All LTJ metal,hopkins shorty's,trout bombs with dropper fly's were the ticket!!!!! Also mixed in were some BIG cats and small rock!!!!!! Could have filled the boat but only kept what we wanted to eat!!!!!!! fished from 3:00 till dark with solid action.
Best of Luck!!!!!!!!!

Mike B


----------



## catman (May 28, 2001)

Sounds like you had a field day. Love catching those big WP. Might give it a try Wed. morning. Right in the crab pots, hummm. Thanks for the tip.


----------



## tricks (Aug 1, 2004)

*Crab pots!*

Dang it, I thought about fishin the post at PO and along the strcture that I was told is were they put bait to attract crabs. You guys know what I talking about, looks like poles with net run around them. Oh BTW were is Hart Miller Island, I'm thinking of taking a mid week trip


----------



## catman (May 28, 2001)

Here you go.


----------



## Tommy Robinson (Feb 3, 2005)

*Carp*

Mike, my carpin' pals are thinking about camping out on the island and targeting some of the big carp that roam the area. Have you had any encounters with them?


----------



## NONESUCH (Apr 28, 2005)

*millers island*

how do i get to miller`s island from college park M.d 
thanks


----------



## oldsalt (May 6, 2003)

I'd go by plane


----------



## chesapeakecarper (Aug 22, 2003)

Tommy Robinson said:


> Mike, my carpin' pals are thinking about camping out on the island and targeting some of the big carp that roam the area. Have you had any encounters with them?

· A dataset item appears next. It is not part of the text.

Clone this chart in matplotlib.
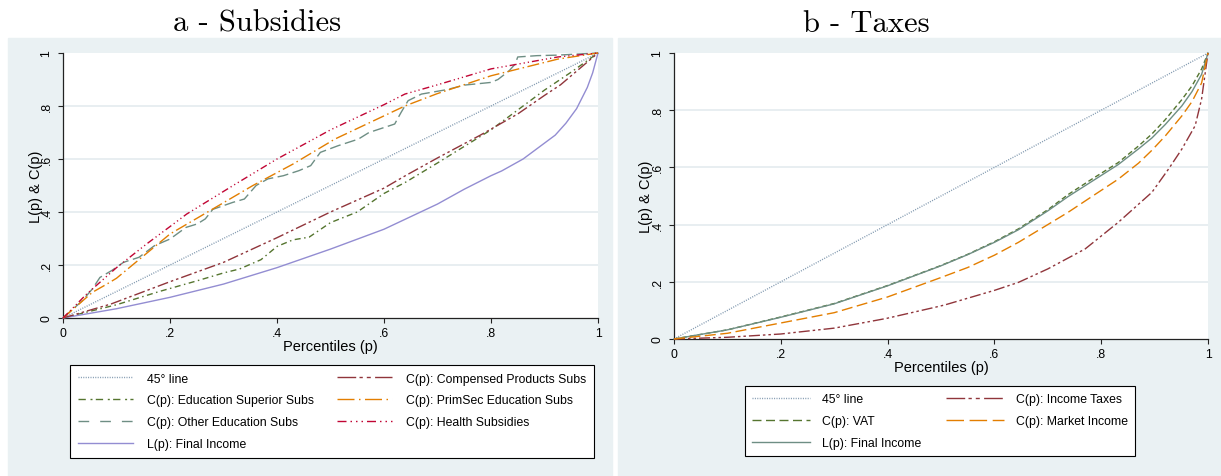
import matplotlib
matplotlib.use('Agg')
import matplotlib.pyplot as plt
from matplotlib.lines import Line2D
from matplotlib.patches import Rectangle

plt.rcParams['font.family'] = ['Liberation Sans', 'DejaVu Sans']

# ---------------- data: panel a (Subsidies) ----------------
diag_p = [0, 1]
diag_v = [0, 1]

final_a_p = [0, 0.1, 0.2, 0.3, 0.4, 0.5, 0.6, 0.7, 0.75, 0.8, 0.82, 0.86, 0.88, 0.9, 0.92, 0.94, 0.96, 0.97, 0.98, 0.99, 1.0]
final_a_v = [0, 0.035, 0.078, 0.128, 0.19, 0.26, 0.335, 0.43, 0.486, 0.537, 0.555, 0.60, 0.63, 0.66, 0.69, 0.735, 0.79, 0.83, 0.87, 0.925, 1.0]

comp_p = [0, 0.09, 0.2, 0.3, 0.4, 0.5, 0.6, 0.64, 0.7, 0.78, 0.85, 0.9, 0.93, 1.0]
comp_v = [0, 0.053, 0.137, 0.21, 0.303, 0.40, 0.49, 0.537, 0.604, 0.69, 0.77, 0.84, 0.88, 1.0]

edusup_p = [0, 0.056, 0.1, 0.18, 0.25, 0.3, 0.33, 0.37, 0.4, 0.43, 0.46, 0.5, 0.55, 0.6, 0.64, 0.7, 0.8, 0.84, 0.9, 0.95, 1.0]
edusup_v = [0, 0.028, 0.05, 0.10, 0.14, 0.17, 0.185, 0.22, 0.27, 0.295, 0.305, 0.36, 0.40, 0.47, 0.512, 0.585, 0.71, 0.77, 0.86, 0.928, 1.0]

othedu_p = [0, 0.036, 0.055, 0.069, 0.091, 0.113, 0.142, 0.171, 0.2, 0.23, 0.251, 0.266, 0.28, 0.317,
            0.339, 0.361, 0.383, 0.412, 0.441, 0.463, 0.481, 0.514, 0.552, 0.572, 0.62, 0.632, 0.645,
            0.67, 0.718, 0.751, 0.80, 0.813, 0.834, 0.845, 0.85, 0.886, 0.925, 1.0]
othedu_v = [0, 0.065, 0.11, 0.153, 0.179, 0.21, 0.229, 0.273, 0.298, 0.342, 0.355, 0.374, 0.41, 0.436,
            0.449, 0.50, 0.525, 0.537, 0.556, 0.575, 0.625, 0.65, 0.675, 0.70, 0.732, 0.776, 0.82,
            0.845, 0.862, 0.879, 0.889, 0.90, 0.933, 0.958, 0.985, 0.99, 0.992, 1.0]

primsec_p = [0, 0.055, 0.082, 0.1, 0.2, 0.3, 0.355, 0.43, 0.508, 0.639, 0.7, 0.8, 0.925, 1.0]
primsec_v = [0, 0.097, 0.128, 0.15, 0.317, 0.435, 0.50, 0.581, 0.675, 0.80, 0.847, 0.914, 0.977, 1.0]

health_p = [0, 0.044, 0.1, 0.156, 0.2, 0.231, 0.318, 0.4, 0.5, 0.6, 0.639, 0.7, 0.8, 0.925, 1.0]
health_v = [0, 0.09, 0.19, 0.279, 0.345, 0.392, 0.50, 0.60, 0.71, 0.805, 0.845, 0.88, 0.94, 0.985, 1.0]

# ---------------- data: panel b (Taxes) ----------------
final_b_p = [0, 0.1, 0.2, 0.3, 0.4, 0.5, 0.55, 0.6, 0.645, 0.7, 0.738, 0.78, 0.832, 0.87, 0.895, 0.92, 0.951, 0.97, 0.988, 1.0]
final_b_v = [0, 0.032, 0.076, 0.123, 0.186, 0.256, 0.295, 0.338, 0.382, 0.448, 0.498, 0.548, 0.61, 0.665, 0.703, 0.75, 0.815, 0.865, 0.925, 1.0]

vat_p = [0, 0.1, 0.2, 0.3, 0.4, 0.5, 0.55, 0.6, 0.645, 0.7, 0.738, 0.78, 0.832, 0.87, 0.895, 0.92, 0.951, 0.97, 0.988, 1.0]
vat_v = [0, 0.032, 0.077, 0.124, 0.187, 0.257, 0.296, 0.34, 0.385, 0.452, 0.505, 0.556, 0.617, 0.675, 0.717, 0.767, 0.837, 0.885, 0.944, 1.0]

market_p = [0, 0.1, 0.2, 0.3, 0.4, 0.5, 0.55, 0.6, 0.645, 0.7, 0.738, 0.78, 0.832, 0.87, 0.895, 0.92, 0.951, 0.97, 0.988, 1.0]
market_v = [0, 0.02, 0.056, 0.092, 0.147, 0.215, 0.25, 0.293, 0.338, 0.40, 0.443, 0.495, 0.559, 0.615, 0.66, 0.71, 0.78, 0.83, 0.895, 1.0]

inctax_p = [0, 0.1, 0.2, 0.3, 0.398, 0.489, 0.507, 0.6, 0.645, 0.70, 0.77, 0.832, 0.895, 0.926, 0.951, 0.976, 0.988, 0.994, 1.0]
inctax_v = [0, 0.006, 0.0175, 0.038, 0.072, 0.111, 0.119, 0.17, 0.198, 0.245, 0.315, 0.408, 0.513, 0.594, 0.664, 0.746, 0.839, 0.92, 1.0]

tick_vals = [0, 0.2, 0.4, 0.6, 0.8, 1.0]
tick_labels = ['0', '.2', '.4', '.6', '.8', '1']

# ---------------- styles ----------------
C_DIAG = '#7f97ae'
C_MAROON = '#90353B'
C_GREEN = '#55752F'
C_ORANGE = '#E37E00'
C_TEAL = '#6E8E84'
C_CRAN = '#C10534'
C_LAV = '#938DD2'
BG = '#EAF1F3'
GRID = '#E2EAED'

PX = 1 / 1.389  # px -> pt (lw = 1)


def d(*seq):
    return (0, tuple(v * PX for v in seq))


LW = 1.0
W, H = 1221, 477
fig = plt.figure(figsize=(W / 100, H / 100), dpi=100)
fig.patch.set_facecolor('white')
fig.patches.append(Rectangle((8 / W, 0), (612 - 8) / W, (477 - 39) / H,
                             transform=fig.transFigure, color=BG, zorder=-10))
fig.patches.append(Rectangle((618 / W, 0), (1221 - 618) / W, (477 - 39) / H,
                             transform=fig.transFigure, color=BG, zorder=-10))

axL = fig.add_axes([63 / W, 1 - 319 / H, 535 / W, 265 / H])
axR = fig.add_axes([674 / W, 1 - 340 / H, 534 / W, 286 / H])


def style(ax, ylab_x, xlab_y):
    ax.set_facecolor('white')
    ax.set_xlim(0, 1)
    ax.set_ylim(0, 1)
    for s in ['top', 'right']:
        ax.spines[s].set_visible(False)
    for s in ['left', 'bottom']:
        ax.spines[s].set_color('#222222')
        ax.spines[s].set_linewidth(0.9)
    ax.set_xticks(tick_vals)
    ax.set_xticklabels(tick_labels)
    ax.set_yticks(tick_vals)
    ax.set_yticklabels(tick_labels, rotation=90, va='center')
    ax.tick_params(axis='both', direction='out', length=3.6, width=0.8, color='#222222',
                   labelsize=8.8, labelcolor='black')
    ax.tick_params(axis='x', pad=2.8)
    ax.tick_params(axis='y', pad=4.0)
    ax.yaxis.grid(True, color=GRID, linewidth=1.1)
    gl = ax.get_ygridlines()
    gl[0].set_visible(False)
    gl[-1].set_visible(False)
    ax.set_axisbelow(True)
    ax.set_ylabel('L(p) & C(p)', fontsize=10.5)
    ax.yaxis.set_label_coords(ylab_x, 0.5)
    ax.set_xlabel('Percentiles (p)', fontsize=10.5, va='top')
    ax.xaxis.set_label_coords(0.5, xlab_y)


style(axL, (43 - 63) / 535, (319 - 340) / 265)
style(axR, (653 - 674) / 534, (340 - 361) / 286)

# ---------------- series definitions ----------------
series_a = [
    ('45° line', diag_p, diag_v, C_DIAG, d(1, 1.4), d(1, 1.4)),
    ('C(p): Education Superior Subs', edusup_p, edusup_v, C_GREEN, d(6, 3.5, 1.5, 3.5), d(7.3, 4.7, 2, 3.3)),
    ('C(p): Other Education Subs', othedu_p, othedu_v, C_TEAL, d(11, 4.5), d(10.7, 11)),
    ('L(p): Final Income', final_a_p, final_a_v, C_LAV, 'solid', 'solid'),
    ('C(p): Compensed Products Subs', comp_p, comp_v, C_MAROON, d(11, 3, 2.5, 3, 2.5, 3), d(18.7, 3.3, 3.3, 4, 4, 4.3)),
    ('C(p): PrimSec Education Subs', primsec_p, primsec_v, C_ORANGE, d(12, 3.5, 1.5, 3.5), d(17, 4.5, 1.5, 4.5)),
    ('C(p): Health Subsidies', health_p, health_v, C_CRAN, d(7, 3, 1.2, 3, 1.2, 3, 1.2, 3), d(9, 4, 1.5, 4, 1.5, 4, 1.5, 4)),
]

series_b = [
    ('45° line', diag_p, diag_v, C_DIAG, d(1, 1.4), d(1, 1.4)),
    ('C(p): VAT', vat_p, vat_v, C_GREEN, d(5, 3), d(9, 4.5)),
    ('L(p): Final Income', final_b_p, final_b_v, C_TEAL, 'solid', 'solid'),
    ('C(p): Income Taxes', inctax_p, inctax_v, C_MAROON, d(11, 3, 2.5, 3, 2.5, 3), d(18.7, 3.3, 3.3, 4, 4, 4.3)),
    ('C(p): Market Income', market_p, market_v, C_ORANGE, d(11, 4.5), d(17.5, 5.6)),
]


def draw(ax, series):
    handles = []
    for lab, p, v, col, ls, lls in series:
        ax.plot(p, v, color=col, linestyle=ls, linewidth=LW, clip_on=False, zorder=3)
        handles.append(Line2D([], [], color=col, linestyle=lls, linewidth=LW, label=lab))
    return handles


hL = draw(axL, series_a)
hR = draw(axR, series_b)

legL = fig.legend(handles=hL, loc='upper left', bbox_to_anchor=(70 / W, 1 - 366 / H), ncol=2,
                  fontsize=8.8, frameon=True, fancybox=False, framealpha=1, edgecolor='black',
                  borderpad=0.62, handlelength=4.5, handletextpad=1.15, columnspacing=1.9,
                  labelspacing=0.81, borderaxespad=0)
legL.get_frame().set_linewidth(0.8)

legR = fig.legend(handles=hR, loc='upper left', bbox_to_anchor=(745 / W, 1 - 387 / H), ncol=2,
                  fontsize=8.8, frameon=True, fancybox=False, framealpha=1, edgecolor='black',
                  borderpad=0.58, handlelength=4.75, handletextpad=1.0, columnspacing=2.0,
                  labelspacing=0.81, borderaxespad=0)
legR.get_frame().set_linewidth(0.8)

# titles
fig.text(257 / W, 1 - 32 / H, 'a - Subsidies', ha='center', va='baseline', fontsize=22,
         family=['cmr10', 'DejaVu Serif'])
fig.text(866 / W, 1 - 32 / H, 'b - Taxes', ha='center', va='baseline', fontsize=22,
         family=['cmr10', 'DejaVu Serif'])

fig.savefig('out.png', dpi=100, facecolor='white')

We did some limited camping/fishing out on the island last year, for carp and multi species. The campsites are not reserved but first come first served, so you get (or not) whats available and can be disappointing, and you camp in designated areas only, and not the places/structure best for fishing (IMHO...we found this frustrating, restricting and not accomplishing our goals). Nice if you can get 'em though for general fun. Work around non-peak periods as people and boat traffic can be heavy; area is VERY popular and not secluded but I'd be bettin you all know that and would be targetting spring; nights may give a better prospect. 

We finally started doing the boat camping here and elsewhere though still have a lot more experimenting/customizing/fine tuning to max usage of limited boat space. I'm sure you can get some fish but, but based on the the logistics and structure of HM Island, there are better areas to boat set-up camp/boat fish, target some of the Bay's biggest and have fun. In that area Rocky Point itself might be my preferred spot and direct proximity/connection to deep water, though as we know there is no overnight fishing on the bank.

If you REALLY want to maximize the carp experience, I suggest using river/Bay structure and topography FIRST as a determining factor in where to boat carp/boat camp (like boat backpacking) on a remote bank, not a location of a campground (and you may need to sleep in the boat). Otherwise you're not adopting a progressive boat/bank carper approach, not thinking like a roaming carp and the best chances to intercept that whopper. The Chesapeake has the untapped recordbreaking carp potential to become the next St. Lawrence; using similiar boat/bank approaches and out-of-the-box thinking will untap that potential. Sticking with the routine will not.

Hope this helps. Let us know how the carper's plans work out.


----------